API request / response bodies Pydantic BaseModel Runtime validation, automatic 422 response, .model_dump()
Internal structured data (AgentFinding, HumanExchange, TriageReport) Pydantic BaseModel Serialization to/from Redis, validation, attribute access
Supervisor LLM output (SupervisorDecision) Pydantic BaseModel .with_structured_output() accepts TypedDict / JSON schema too, but BaseModel is preferred: returns a validated object (not a raw dict), attribute access, validation errors surface cleanly (PRD-003 §Supervisor Output Schema)
Simple config / constants dataclass(frozen=True) No runtime dep, immutable, attribute access

Implication for PRD-003

AgentFinding, HumanExchange, and TriageReport use Pydantic BaseModel for serialisation, validation, and attribute access.

BugTriageState also uses Pydantic BaseModel — a deliberate choice driven by the need for @model_validator(mode="before") to handle checkpoint migration when fields are renamed or their types change across schema versions. LangGraph accepts BaseModel state natively: nodes return partial dicts (only changed keys), which LangGraph merges into the checkpointed state without requiring full model reconstruction. The rationale that "BaseModel requires full model reconstruction per node update" is incorrect — LangGraph handles partial dict returns cleanly regardless of whether the state type is TypedDict, dataclass, or BaseModel.

Example: correct boundary

from __future__ import annotations

from pydantic import BaseModel, Field, model_validator


class BugTriageState(BaseModel):
    issue_url: str
    findings: list[AgentFinding] = Field(default_factory=list)
    report: TriageReport | None = Field(default=None)

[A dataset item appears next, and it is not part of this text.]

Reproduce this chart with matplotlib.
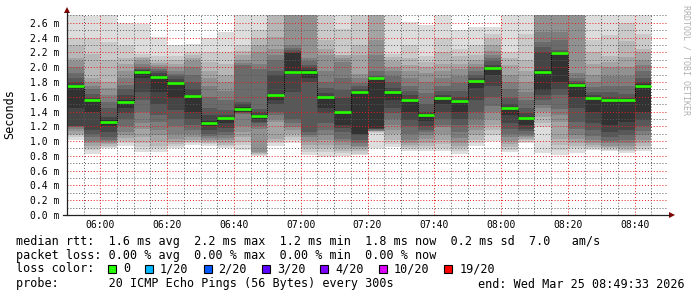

    @model_validator(mode="before")
    @classmethod
    def migrate_from_checkpoint(cls, data: object) -> object:
        if not isinstance(data, dict):
            return data
        # migration branches here
        return data


class AgentFinding(BaseModel):
    agent_name: str
    summary: str
    relevant_files: list[str]
    confidence: float


class TriageJobResponse(BaseModel):
    job_id: str
    status: str
    report: TriageReport | None = None

Pre-commit & CI

Pre-commit (fast, local)

ruff runs on every commit via pre-commit hooks. ty is excluded from pre-commit — type checking is too slow for a blocking commit hook on large diffs.

# .pre-commit-config.yaml
repos:
  - repo: https://github.com/astral-sh/ruff-pre-commit
    rev: v0.6.0
    hooks:
      - id: ruff          # lint + autofix
        args: [ --fix ]
      - id: ruff-format   # format

CI pipeline (GitHub Actions)

# .github/workflows/ci.yml (relevant steps)
- name: Install dependencies
  run: uv sync --group dev --group test

- name: Lint
  run: uv run ruff check .

- name: Format check
  run: uv run ruff format --check .

- name: Type check
  run: uv run ty check src/

- name: Test
  run: uv run pytest --cov=src tests/

All four checks must pass for a PR to merge. There is no manual override — fix the code.


pytest Configuration

[tool.pytest.ini_options]
asyncio_mode = "auto"         # pytest-asyncio: no @pytest.mark.asyncio needed
testpaths = ["tests"]
addopts = "--strict-markers"

[tool.coverage.run]
source = ["src"]
omit = ["tests/*"]

[tool.coverage.report]
fail_under = 80

asyncio_mode = "auto"

All async def test_* functions are automatically treated as async tests. No per-test decorator required. Consistent with the project's async-first architecture (FastAPI, ARQ, LangGraph async).

Coverage threshold

80% line coverage is the minimum for CI to pass. New features must include tests that keep coverage above this floor. Coverage reports are generated per-run; fail_under = 80 is a hard gate, not a suggestion.